On the other hand, the congregation that has been reduced to the state of an audience at a performance tends to become critical, passive, or irresponsible. They expect to be inspired, entertained, or to have their thinking done for them. In the last case, they tend to reject the thinking if they are in any way disturbed by what is said or by other concerns that compete for their attention.

The performer image of the preacher produces at least two responses in preachers that have a disastrous effect on their preaching of the gospel. One is a response of exhibitionism, which seeks to exploit the preaching situation; and the other is a response of paralysis that renders the effort of the preacher more and more impotent and ineffective.

The exhibitionist says that if preaching is a performance, let’s make it a good one -- and his performance becomes an end in itself. He exploits his talents; he exploits the needs of his people; he exploits the drama of the human situation; he exploits the dramatic qualities of the gospel. Everything is said and done for the wrong reasons. Of course, there is a place for the dramatic and for good acting when a preacher makes his use of the dramatic as part of his offering to God and his people.

The second and more disabling response to the performer image is one of paralysis. In this case ministers are so frightened by the demands preaching makes on them that it is hard for them to get down to effective preparation for it. One of the things that I have discovered at the Institute is how many ministers really cannot produce anything for minimum presentation until the late hours of Saturday or early Sunday morning. They may have conscientiously begun their preparation on the previous Monday, yet on Sunday morning, exhausted, anxious, and full of self-disgust, they finally crawl into their pulpits to deliver a sermon poorly focused, inadequately expressed, and unrelated to anything but the preacher’s desperation. They are like bakers who have mixed the ingredients for bread, worked it into the shape of a loaf, but are forced to deliver the bread before it is baked because the customers have arrived and demand immediate delivery. Under these circumstances the homiletical loaf is either unbaked or half baked. I do not say this harshly or unkindly. The anxieties provoked by the loneliness and demands of preaching can so paralyze preachers’ efforts that they cannot assemble their thoughts in time to assimilate them and relate them to the contemporary context out of which they have to be heard.

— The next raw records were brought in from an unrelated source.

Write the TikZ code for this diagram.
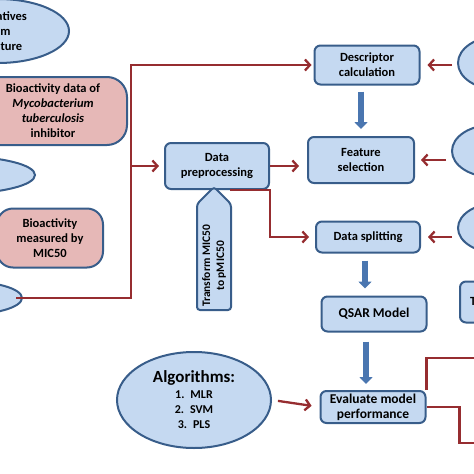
\documentclass[tikz,border=0pt]{standalone}
\usepackage{fontspec}
\setmainfont{Carlito}
\usetikzlibrary{positioning}
\usetikzlibrary{shapes.geometric,shapes.symbols,arrows.meta}
\definecolor{azulclaro}{RGB}{197,217,241}
\definecolor{borde}{RGB}{56,93,138}
\definecolor{rosa}{RGB}{230,184,183}
\definecolor{rojo}{RGB}{150,45,48}
\definecolor{azulflecha}{RGB}{74,118,176}

\begin{document}
\begin{tikzpicture}[x=1pt, y=-1pt,
    every node/.style={font=\bfseries\fontsize{12.5}{15}\selectfont, align=center, text=black},
    caja/.style={draw=borde, line width=2pt, fill=azulclaro, rounded corners=6pt, inner sep=0pt},
    cajarosa/.style={draw=borde, line width=2pt, fill=rosa, rounded corners=20pt, inner sep=0pt},
    elipse/.style={draw=borde, line width=2pt, fill=azulclaro, ellipse, inner sep=0pt},
    linea/.style={draw=rojo, line width=2.3pt},
    flujo/.style={linea, -{Straight Barb[length=5pt,width=11pt]}},
    bajada/.style={draw=azulflecha, line width=5.5pt, -{Triangle[length=7pt,width=13pt]}}]
            \useasboundingbox (0,0) rectangle (474,474);
            \clip (0,0) rectangle (474,474);
            % Nodos
            \node[elipse, minimum width=142pt, minimum height=64pt] (lit) at (-2,31) {Derivatives\\from\\literature};
            \node[cajarosa, minimum width=148pt, minimum height=68pt] (bio) at (53,111) {Bioactivity data of\\\textit{Mycobacterium}\\\textit{tuberculosis}\\inhibitor};
            \node[elipse, minimum width=150pt, minimum height=37pt] (izq2) at (-40,175) {};
            \node[cajarosa, minimum width=106pt, minimum height=59pt, rounded corners=16pt] (mic) at (50,238) {Bioactivity\\measured by\\MIC50};
            \node[elipse, minimum width=120pt, minimum height=34pt] (izq3) at (-38,298) {};
            \coordinate (codo) at (131,298);

            \node[caja, minimum width=104pt, minimum height=46pt] (dp) at (217,166) {Data\\preprocessing};
            \node[caja, signal, signal to=east, rotate=90, rounded corners=3pt, minimum width=123pt, minimum height=34pt,
                  font=\bfseries\fontsize{11.5}{14}\selectfont] (tf) at (214,257) {\hspace*{-18pt}Transform MIC50\\\hspace*{-18pt}to pMIC50};

            \node[caja, minimum width=105pt, minimum height=39pt] (desc) at (367,65) {Descriptor\\calculation};
            \node[caja, minimum width=106pt, minimum height=46pt] (feat) at (361,160) {Feature\\selection};
            \node[caja, minimum width=104pt, minimum height=31pt] (split) at (368,237) {Data splitting};
            \node[caja, minimum width=105pt, minimum height=35pt, font=\bfseries\fontsize{13.5}{15}\selectfont] (qsar) at (374,314) {QSAR Model};
            \node[caja, minimum width=105pt, minimum height=32pt, font=\bfseries\fontsize{13.5}{15}\selectfont] (eval) at (373,407) {Evaluate model\\performance};
            \node[elipse, minimum width=154pt, minimum height=96pt] (alg) at (194,400)
                {{\fontsize{17}{19}\selectfont Algorithms:}\\[1pt]
                 {\fontsize{12}{14}\selectfont 1.\enspace MLR}\\{\fontsize{12}{14}\selectfont 2.\enspace SVM}\\{\fontsize{12}{14}\selectfont 3.\enspace PLS}};

            \node[elipse, minimum width=80pt, minimum height=53pt] (der1) at (498,63) {};
            \node[elipse, minimum width=80pt, minimum height=52pt] (der2) at (492,151) {};
            \node[elipse, minimum width=80pt, minimum height=50pt] (der3) at (498,228) {};
            \node[caja, minimum width=80pt, minimum height=41pt] (der4) at (500,302) {Training set};
            \coordinate (sal1) at (480,358);
            \coordinate (sal2) at (480,443);

            % Aristas
            \draw[flujo, shorten >=2pt] ([xshift=-7pt]izq3.east) -- (codo) |- (desc.west);
            \draw[flujo, shorten >=5pt] (codo |- dp.west) -- (dp.west);
            \draw[flujo, shorten >=8pt] (dp.east) -- (dp.east -| feat.west);
            \draw[flujo, shorten >=6pt] ([xshift=13pt]dp.south) -- (dp.south east) |- (split.west);
            \draw[flujo, shorten <=5pt, shorten >=7pt] (der1.west |- desc.east) -- (desc.east);
            \draw[flujo, shorten <=5pt, shorten >=6pt] (der2.west |- feat.east) -- (feat.east);
            \draw[flujo, shorten <=5pt, shorten >=7pt] (der3.west |- split.east) -- (split.east);
            \draw[flujo, shorten <=6pt, shorten >=8pt] (alg.east) -- (eval.west);
            \draw[bajada, shorten <=6pt, shorten >=7pt] (desc.south -| feat.north) -- (feat.north);
            \draw[bajada, shorten <=7pt, shorten >=7pt] ([xshift=-3pt]split.south) -- ([xshift=-3pt]split.south |- qsar.north);
            \draw[bajada, shorten <=9pt, shorten >=6pt] ([xshift=-8pt]qsar.south) -- ([xshift=-8pt]qsar.south |- eval.north);
            \draw[linea] (eval.north east) |- (sal1);
            \draw[linea] (eval.east) -- ++(33,0) |- (sal2);
\end{tikzpicture}
\end{document}
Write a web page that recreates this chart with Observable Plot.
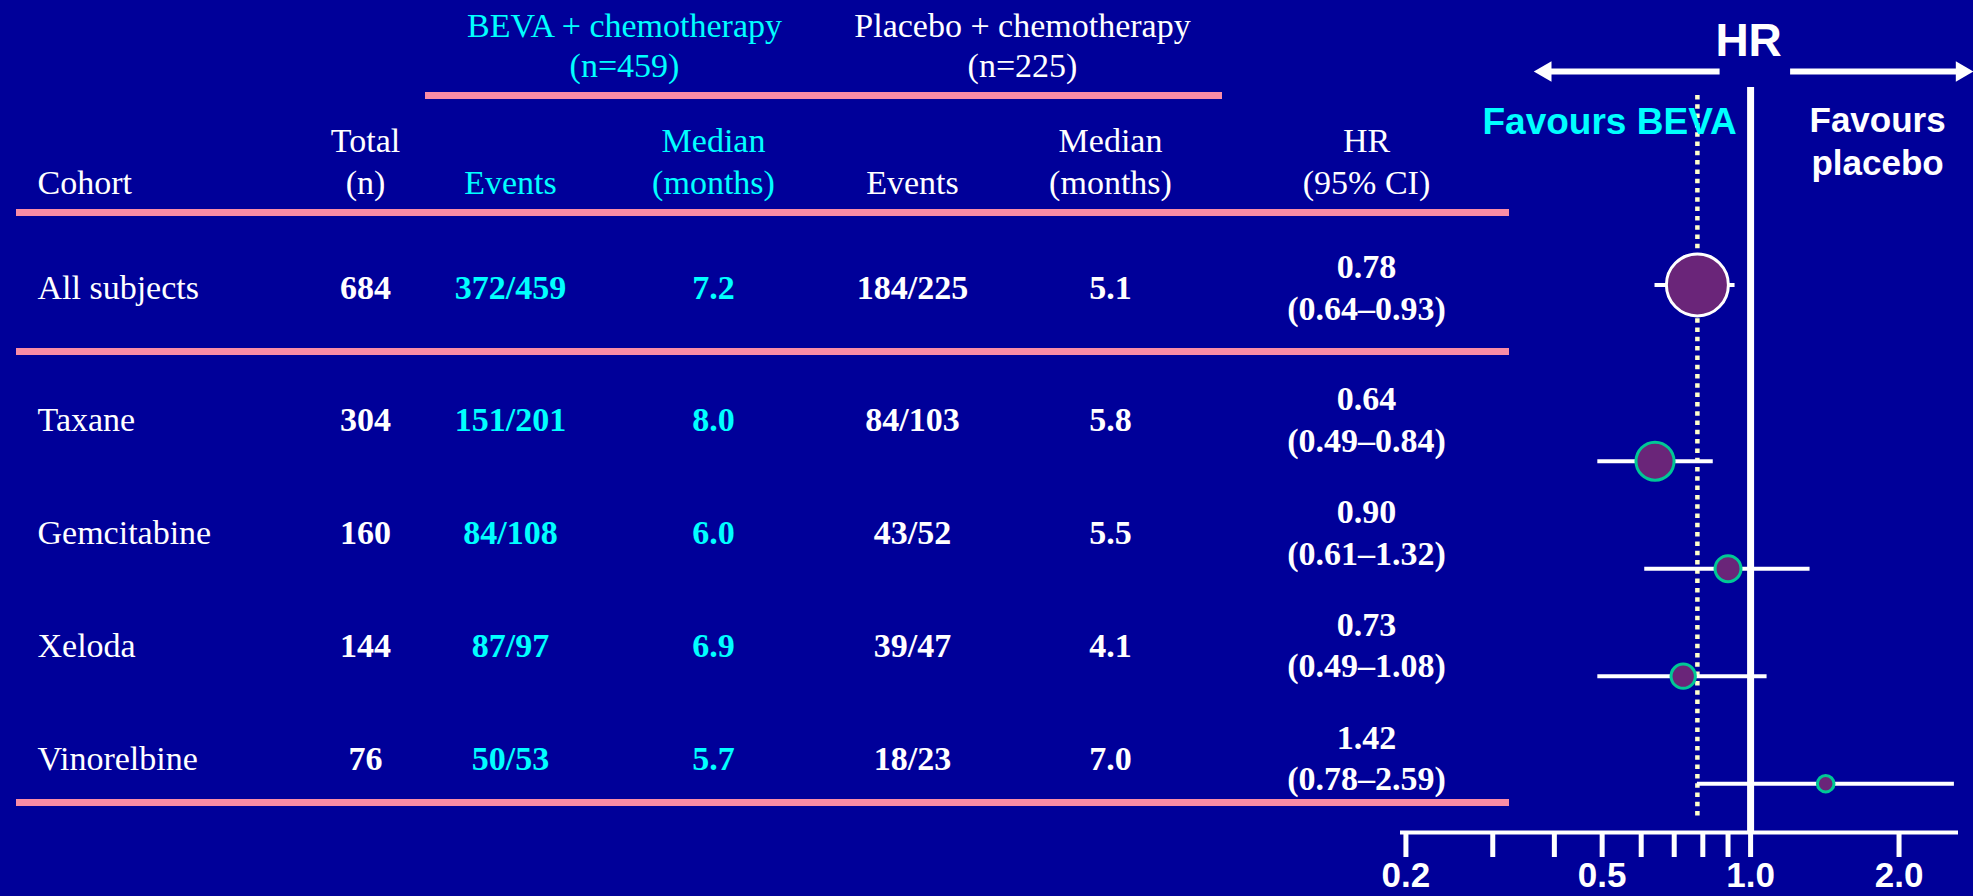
<!DOCTYPE html>
<html>
<head>
<meta charset="utf-8">
<script src="https://cdn.jsdelivr.net/npm/d3@7"></script>
<script src="https://cdn.jsdelivr.net/npm/@observablehq/plot@0.6"></script>
<style>
  html, body { margin: 0; padding: 0; background: #000099; }
  #slide { position: relative; width: 1973px; height: 896px; background: #000099; overflow: hidden; }
  #slide > svg { position: absolute; left: 0; top: 0; }
</style>
</head>
<body>
<div id="slide"></div>
<script>
// ---- Data: progression-free survival by chemotherapy cohort ----
const cohorts = ["All subjects", "Taxane", "Gemcitabine", "Xeloda", "Vinorelbine"];
const totalN = [684, 304, 160, 144, 76];
const bevaEvents = [372, 151, 84, 87, 50];
const bevaPatients = [459, 201, 108, 97, 53];
const bevaMedian = [7.2, 8.0, 6.0, 6.9, 5.7];
const placeboEvents = [184, 84, 43, 39, 18];
const placeboPatients = [225, 103, 52, 47, 23];
const placeboMedian = [5.1, 5.8, 5.5, 4.1, 7.0];
const hazardRatio = [0.78, 0.64, 0.90, 0.73, 1.42];
const ciLower = [0.64, 0.49, 0.61, 0.49, 0.78];
const ciUpper = [0.93, 0.84, 1.32, 1.08, 2.59];
const armTotals = [459, 225];
const axisTicks = [0.2, 0.3, 0.4, 0.5, 0.6, 0.7, 0.8, 0.9, 1.0, 2.0];
const axisLabels = [0.2, 0.5, 1.0, 2.0];

// ---- Styling ----
const C = {
  pink: "#F98CA6", cyan: "#00FFFF", white: "#FFFFFF",
  purple: "#6A2579", teal: "#00C896", dots: "#FFFFCC"
};
const serif = "'Liberation Serif', 'Times New Roman', Times, serif";
const sans = "'Liberation Sans', Arial, Helvetica, sans-serif";
const W = 1973, H = 896;

const rows = cohorts.map((cohort, i) => ({
  i, cohort, overall: i === 0,
  total: totalN[i],
  bevaEvents: bevaEvents[i], bevaPatients: bevaPatients[i], bevaMedian: bevaMedian[i],
  placeboEvents: placeboEvents[i], placeboPatients: placeboPatients[i], placeboMedian: placeboMedian[i],
  hr: hazardRatio[i], lo: ciLower[i], hi: ciUpper[i]
}));

// Row slots: the overall row is set apart from the subgroup section by an extra gap.
const slot = (i, gap) => i + (i > 0 ? gap : 0);
const tableGap = 0.17, forestGap = 0.64;

// ---- Table ----
const tableY = [-0.646, 4.58];
const columns = [
  {head: "Cohort", value: d => d.cohort, at: 21, anchor: "start", fill: C.white, weight: "normal"},
  {head: "Total\n(n)", value: d => String(d.total), at: 349, fill: C.white},
  {head: "Events", value: d => `${d.bevaEvents}/${d.bevaPatients}`, at: 494, fill: C.cyan},
  {head: "Median\n(months)", value: d => d.bevaMedian.toFixed(1), at: 697, fill: C.cyan},
  {head: "Events", value: d => `${d.placeboEvents}/${d.placeboPatients}`, at: 896, fill: C.white},
  {head: "Median\n(months)", value: d => d.placeboMedian.toFixed(1), at: 1094, fill: C.white},
  {head: "HR\n(95% CI)", value: d => `${d.hr.toFixed(2)}\n(${d.lo.toFixed(2)}–${d.hi.toFixed(2)})`, at: 1350, fill: C.white}
];
const groups = [
  {label: `BEVA + chemotherapy\n(n=${armTotals[0]})`, at: 608, fill: C.cyan},
  {label: `Placebo + chemotherapy\n(n=${armTotals[1]})`, at: 1006, fill: C.white}
];

const textBase = {fontFamily: serif, fontSize: 34};

const table = Plot.plot({
  width: W, height: H,
  marginLeft: 16, marginRight: W - 1509, marginTop: 212, marginBottom: 94,
  style: {background: "transparent", overflow: "visible"},
  y: {domain: tableY, reverse: true, axis: null},
  marks: [
    // rules: under the arm headers, under the column headers, after the overall row, at the end
    Plot.ruleY([tableY[0]], {dy: -117, insetLeft: 409, insetRight: 287, stroke: C.pink, strokeWidth: 7}),
    Plot.ruleY([tableY[0], (slot(0, tableGap) + slot(1, tableGap)) / 2, tableY[1]], {stroke: C.pink, strokeWidth: 7}),
    // arm group headers
    ...groups.map(g => Plot.text([g.label], {
      ...textBase, frameAnchor: "top-left", dx: g.at, dy: 76.7 - 212,
      lineAnchor: "bottom", lineHeight: 1.176, textAnchor: "middle", fill: g.fill
    })),
    // column headers
    ...columns.map(c => Plot.text([c.head], {
      ...textBase, frameAnchor: "top-left", dx: c.at, dy: 193.3 - 212,
      lineAnchor: "bottom", lineHeight: 1.224, textAnchor: c.anchor || "middle", fill: c.fill
    })),
    // table cells
    ...columns.map(c => Plot.text(rows, {
      ...textBase, y: d => slot(d.i, tableGap), text: c.value,
      frameAnchor: "left", dx: c.at, lineAnchor: "middle", lineHeight: 1.226,
      textAnchor: c.anchor || "middle", fill: c.fill, fontWeight: c.weight || "bold"
    }))
  ]
});

// ---- Forest plot ----
const xDomain = [0.195, 2.64];
const forestY = [-1.985, 5.094];
const yPos = d => slot(d.i, forestGap);

const forest = Plot.plot({
  width: W, height: H,
  marginLeft: 1400, marginRight: 15, marginTop: 71, marginBottom: 64,
  style: {background: "transparent", overflow: "visible"},
  x: {type: "log", domain: xDomain, axis: null},
  y: {domain: forestY, reverse: true, axis: null},
  r: {type: "pow", exponent: 0.6, domain: [0, d3.max(totalN)], range: [0, 31]},
  marks: [
    // line of no effect and the overall hazard ratio
    Plot.ruleX([1], {stroke: C.white, strokeWidth: 7, insetTop: 16}),
    Plot.ruleX([hazardRatio[0]], {stroke: C.dots, strokeWidth: 4.5, strokeDasharray: "4.5 4.8", insetTop: 24, insetBottom: 14}),
    // axis
    Plot.ruleY([forestY[1]], {stroke: C.white, strokeWidth: 4}),
    Plot.axisX({
      ticks: axisTicks, tickSize: 25, tickPadding: 5, strokeWidth: 5, color: C.white,
      tickFormat: d => axisLabels.includes(d) ? d.toFixed(1) : "",
      fontSize: 35, fontWeight: "bold", fontFamily: sans, label: null
    }),
    // confidence intervals
    Plot.ruleY(rows, {x1: "lo", x2: "hi", y: yPos, stroke: C.white, strokeWidth: 4}),
    // point estimates, sized by cohort size
    Plot.dot(rows.filter(d => d.overall), {x: "hr", y: yPos, r: "total", fill: C.purple, stroke: C.white, strokeWidth: 3}),
    Plot.dot(rows.filter(d => !d.overall), {x: "hr", y: yPos, r: "total", fill: C.purple, stroke: C.teal, strokeWidth: 3}),
    // title and direction arrows
    Plot.text(["HR"], {x: () => 1, frameAnchor: "top", dx: -2, dy: 55 - 71, lineAnchor: "bottom",
      fill: C.white, fontFamily: sans, fontWeight: "bold", fontSize: 46}),
    Plot.ruleY([{a: xDomain[0], b: 1}], {x1: "a", x2: "b", y: () => forestY[0], insetLeft: 145, insetRight: 30.5, stroke: C.white, strokeWidth: 6}),
    Plot.ruleY([{a: 1, b: xDomain[1]}], {x1: "a", x2: "b", y: () => forestY[0], insetLeft: 40, stroke: C.white, strokeWidth: 6}),
    Plot.dot([xDomain[0]], {x: d => d, y: () => forestY[0], dx: 145.1, symbol: "triangle", r: 7.6, rotate: -90, fill: C.white}),
    Plot.dot([xDomain[1]], {x: d => d, y: () => forestY[0], dx: 3.2, symbol: "triangle", r: 7.6, rotate: 90, fill: C.white}),
    Plot.text(["Favours BEVA"], {x: () => 1, frameAnchor: "top", dx: -13.8, dy: 133.3 - 71, lineAnchor: "bottom",
      textAnchor: "end", fill: C.cyan, fontFamily: sans, fontWeight: "bold", fontSize: 37}),
    Plot.text(["Favours\nplacebo"], {x: () => 1, frameAnchor: "top", dx: 127, dy: 174 - 71, lineAnchor: "bottom",
      lineHeight: 1.209, textAnchor: "middle", fill: C.white, fontFamily: sans, fontWeight: "bold", fontSize: 35})
  ]
});

const slide = document.getElementById("slide");
slide.append(table, forest);
</script>
</body>
</html>
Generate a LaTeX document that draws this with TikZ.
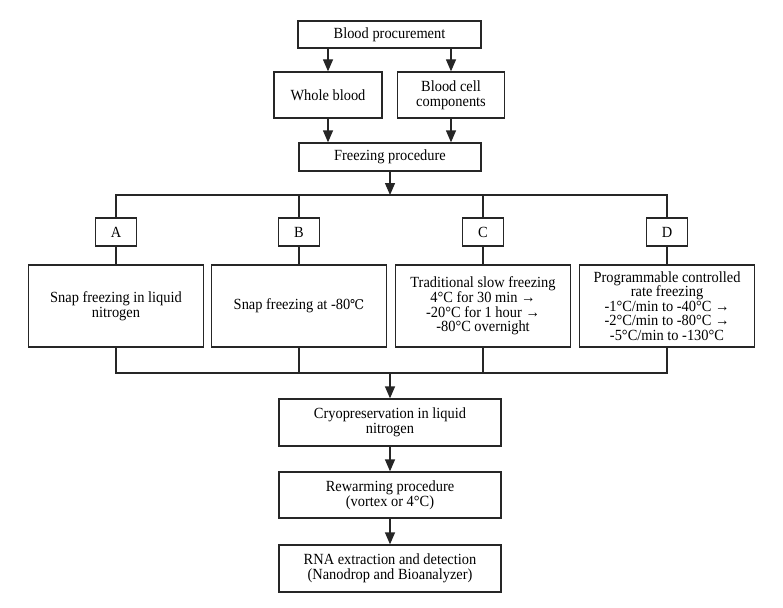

The theology of ministry implicit in this kind of preaching, in which the preacher sees himself as solely responsible, contradicts the doctrine of ministry that we profess. We profess that all ministries are the ministry of the church. Since the church is made up of clergy and laity, it follows that both have responsibilities in all ministries, and this is no less true for preaching. It is my belief that some of the weakness of preaching stems from the fact that it has been thoroughly clericalized and made the exclusive responsibility of the ordained minister. The alternative to the clericalization of preaching is the recovery of preaching as exemplified in our Lord’s preaching. He preached for the most part in response to the needs and questions of people. He made use of what people already knew and understood, and employed symbols already familiar to them, such as seeds and sowers, sheep and shepherd, vineyard and wine. The loss of meaning to contemporary man of biblical and theological language, and the problems resulting from the accelerated process of secularization and technological advance, present special problems to contemporary preachers that make the recovery of our Lord’s kind of preaching more than ever imperative. It is increasingly obvious that a traditionally oriented preacher will stand helpless in the face of a world which less and less needs either God as a working hypothesis or the rites and ceremonies that are traditionally associated with him.